▶ **Given material**:

....

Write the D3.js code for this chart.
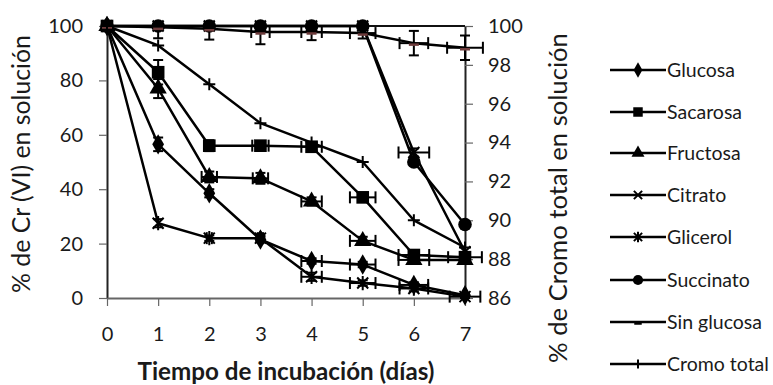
<!DOCTYPE html>
<html><head><meta charset="utf-8">
<script src="https://cdn.jsdelivr.net/npm/d3@7"></script>
<style>
body{margin:0;background:#fff}
svg{display:block}
text{font-family:Lato,'Open Sans',sans-serif;fill:#1a1a1a}
</style>
</head><body>
<svg id="c" width="773" height="385"></svg>
<script>
// ---- data ----
const days = [0,1,2,3,4,5,6,7];
const leftTicks = [0,20,40,60,80,100];
const rightTicks = [86,88,90,92,94,96,98,100];

const glucosa     = [100,56.5,38.5,21.5,13.6,12.3,4.8,1];
const sacarosa    = [100,83,56,56,55.6,37,15.8,15];
const fructosa    = [100,77,44.5,44,35.5,21,14,14];
const citrato     = [100,100,100,100,100,100,53.5,17];
const glicerol    = [100,27.5,22,22,7.8,5.5,3.5,0.5];
const succinato   = [100,100,100,100,100,100,50,27];
const sinGlucosa  = [100,99.5,99,97.8,97.8,97.4,93.7,92];
const cromoTotal  = [100,99,97,95,94,93,90,88.6]; // right axis

const glucosaYErr    = [0,2.5,1.5,1,1,1,1,0.5];
const glucosaXErr    = [0,0,0,0,0.2,0.25,0.28,0];
const sacarosaYErr   = [0,4.5,2,1.5,1.5,1.5,1.5,1];
const sacarosaXErr   = [0,0,0,0.16,0.2,0.25,0.3,0.33];
const fructosaYErr   = [0,3.5,2,2,1.5,1.5,1,1];
const fructosaXErr   = [0,0,0.15,0.15,0.2,0.25,0.3,0];
const citratoYErr    = [0,0,0,0,0,0,1.5,0];
const citratoXErr    = [0,0,0,0,0,0,0.3,0];
const glicerolYErr   = [0,1.5,1,1,1.5,1,1,0.5];
const glicerolXErr   = [0,0,0.05,0.05,0.2,0.25,0.28,0.3];
const succinatoYErr  = [0,0,0,0,0,0,0,0];
const succinatoXErr  = [0,0,0,0,0,0,0,0];
const sinGlucosaYErr = [0,4,4,4.5,3,2,4.5,4.5];
const sinGlucosaXErr = [0,0,0,0.18,0.2,0.25,0.28,0.35];
const cromoTotalYErr = [0,0,0,0,0,0,0,0];
const cromoTotalXErr = [0,0,0,0,0,0,0,0];

const seriesNames = ["Glucosa","Sacarosa","Fructosa","Citrato","Glicerol","Succinato","Sin glucosa","Cromo total"];

const series = [
  {name:"Glucosa", v:glucosa, ye:glucosaYErr, xe:glucosaXErr, m:"diamond", ax:"L"},
  {name:"Sacarosa", v:sacarosa, ye:sacarosaYErr, xe:sacarosaXErr, m:"square", ax:"L"},
  {name:"Fructosa", v:fructosa, ye:fructosaYErr, xe:fructosaXErr, m:"triangle", ax:"L"},
  {name:"Citrato", v:citrato, ye:citratoYErr, xe:citratoXErr, m:"x", ax:"L"},
  {name:"Glicerol", v:glicerol, ye:glicerolYErr, xe:glicerolXErr, m:"star", ax:"L"},
  {name:"Succinato", v:succinato, ye:succinatoYErr, xe:succinatoXErr, m:"circle", ax:"L"},
  {name:"Sin glucosa", v:sinGlucosa, ye:sinGlucosaYErr, xe:sinGlucosaXErr, m:"dash", ax:"L"},
  {name:"Cromo total", v:cromoTotal, ye:cromoTotalYErr, xe:cromoTotalXErr, m:"plus", ax:"R"}
];

// ---- layout ----
const svg = d3.select("#c");
const x  = d3.scaleLinear().domain([0,7]).range([107,465]);
const yL = d3.scaleLinear().domain([0,100]).range([298,26]);
const yR = d3.scaleLinear().domain([86,100]).range([298,26]);

function fit(t, w){
  const l = t.node().getComputedTextLength();
  const fs = parseFloat(t.style("font-size"));
  t.style("font-size", (fs*w/l)+"px");
}

// plot top border
svg.append("line").attr("x1",x(0)).attr("x2",x(7)).attr("y1",yL(100)).attr("y2",yL(100))
  .attr("stroke","#111").attr("stroke-width",2);

// axes
const axL = svg.append("g").attr("transform",`translate(${x(0)},0)`)
  .call(d3.axisLeft(yL).tickValues(leftTicks).tickSize(8).tickPadding(16).tickSizeOuter(0));
const axR = svg.append("g").attr("transform",`translate(${x(7)},0)`)
  .call(d3.axisRight(yR).tickValues(rightTicks).tickSize(8).tickPadding(15).tickSizeOuter(0));
const axB = svg.append("g").attr("transform",`translate(0,${yL(0)})`)
  .call(d3.axisBottom(x).tickValues(days).tickFormat(d3.format("d")).tickSize(8).tickPadding(21).tickSizeOuter(0));
[axL,axR,axB].forEach(a=>{
  a.select(".domain").attr("stroke","#222").attr("stroke-width",2);
  a.selectAll(".tick line").attr("stroke","#666").attr("stroke-width",1.2);
  a.selectAll("text").style("font-family","Lato,'Open Sans',sans-serif").style("font-size","20px").attr("fill","#1a1a1a");
});
axB.select(".domain").attr("stroke","#666");

// lines
const lineL = d3.line().x((d,i)=>x(days[i])).y(d=>yL(d));
const lineR = d3.line().x((d,i)=>x(days[i])).y(d=>yR(d));
series.forEach(s=>{
  svg.append("path").attr("d",(s.ax==="L"?lineL:lineR)(s.v))
    .attr("fill","none").attr("stroke","#000").attr("stroke-width",2.5).attr("stroke-linejoin","round");
});

// error bars
series.forEach(s=>{
  const y = s.ax==="L"?yL:yR;
  const top = 100, bot = s.ax==="L"?0:86;
  const g = svg.append("g").attr("stroke","#000").attr("stroke-width",2);
  s.v.forEach((v,i)=>{
    const e = s.ye[i];
    if(e>0){
      const hi = Math.min(top, v+e), lo = Math.max(bot, v-e);
      g.append("line").attr("x1",x(days[i])).attr("x2",x(days[i])).attr("y1",y(lo)).attr("y2",y(hi));
      if(v+e<=top) g.append("line").attr("x1",x(days[i])-5).attr("x2",x(days[i])+5).attr("y1",y(v+e)).attr("y2",y(v+e));
      if(v-e>=bot) g.append("line").attr("x1",x(days[i])-5).attr("x2",x(days[i])+5).attr("y1",y(v-e)).attr("y2",y(v-e));
    }
    const xe = s.xe[i];
    if(xe>0){
      const cy = y(v);
      g.append("line").attr("x1",x(days[i]-xe)).attr("x2",x(days[i]+xe)).attr("y1",cy).attr("y2",cy);
      [days[i]-xe, days[i]+xe].forEach(xx=>{
        g.append("line").attr("x1",x(xx)).attr("x2",x(xx)).attr("y1",cy-6).attr("y2",cy+6);
      });
    }
  });
});

// markers
function marker(g, type, k, legend){
  switch(type){
    case "diamond": g.append("path").attr("d",d3.symbol(d3.symbolDiamond,120*k*k)()).attr("fill","#000"); break;
    case "square": g.append("path").attr("d",d3.symbol(d3.symbolSquare,160*k*k)()).attr("fill","#000"); break;
    case "triangle": g.append("path").attr("d",d3.symbol(d3.symbolTriangle,130*k*k)()).attr("fill","#000"); break;
    case "circle": g.append("path").attr("d",d3.symbol(d3.symbolCircle,145*k*k)()).attr("fill","#000"); break;
    case "x": { const r=5.5*k; g.append("path").attr("d",`M${-r},${-r}L${r},${r}M${-r},${r}L${r},${-r}`).attr("stroke","#000").attr("stroke-width",2); break; }
    case "star": { const r=5.5*k; g.append("path").attr("d",`M${-r},${-r}L${r},${r}M${-r},${r}L${r},${-r}M0,${-r*1.3}L0,${r*1.3}`).attr("stroke","#000").attr("stroke-width",2); break; }
    case "plus": { const r=6*k; g.append("path").attr("d",`M${-r},0L${r},0M0,${-r}L0,${r}`).attr("stroke","#000").attr("stroke-width",2); break; }
    case "dash": { const r=5*k; g.append("path").attr("d",`M${-r},1.5L${r},1.5`).attr("stroke",legend?"#000":"#6e3c3c").attr("stroke-width",2.5); break; }
  }
}
series.forEach(s=>{
  const y = s.ax==="L"?yL:yR;
  s.v.forEach((v,i)=>{
    const g = svg.append("g").attr("transform",`translate(${x(days[i])},${y(v)})`);
    marker(g, s.m, 1, false);
  });
});

// axis titles
const tx = svg.append("text").attr("x",286).attr("y",380).attr("text-anchor","middle")
  .style("font-size","21px").style("font-weight","bold").text("Tiempo de incubación (días)");
fit(tx, 297);
const tl = svg.append("text").attr("transform","translate(30,164) rotate(-90)").attr("text-anchor","middle")
  .style("font-size","21px").text("% de Cr (VI) en solución");
fit(tl, 258);
const tr = svg.append("text").attr("transform","translate(567,198) rotate(-90)").attr("text-anchor","middle")
  .style("font-size","21px").text("% de Cromo total en solución");
fit(tr, 330);

// legend
const legY = [70,112,153,195,237,280,322,364];
series.forEach((s,i)=>{
  const g = svg.append("g").attr("transform",`translate(0,${legY[i]})`);
  g.append("line").attr("x1",610).attr("x2",666).attr("y1",0).attr("y2",0).attr("stroke","#000").attr("stroke-width",2.5);
  const mg = g.append("g").attr("transform","translate(638,0)");
  marker(mg, s.m, 0.75, true);
  g.append("text").attr("x",667).attr("y",6.5).style("font-size","19.5px").text(seriesNames[i]);
});
</script>
</body></html>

....

▶ **What this task involves**: Set the lines above down again, word for word, from the first through the one containing "const rightTicks = [86,88,90,92,94,96,98,100];"; pictures excluded.

▶ **Solution**:
Write the D3.js code for this chart.
<!DOCTYPE html>
<html><head><meta charset="utf-8">
<script src="https://cdn.jsdelivr.net/npm/d3@7"></script>
<style>
body{margin:0;background:#fff}
svg{display:block}
text{font-family:Lato,'Open Sans',sans-serif;fill:#1a1a1a}
</style>
</head><body>
<svg id="c" width="773" height="385"></svg>
<script>
// ---- data ----
const days = [0,1,2,3,4,5,6,7];
const leftTicks = [0,20,40,60,80,100];
const rightTicks = [86,88,90,92,94,96,98,100];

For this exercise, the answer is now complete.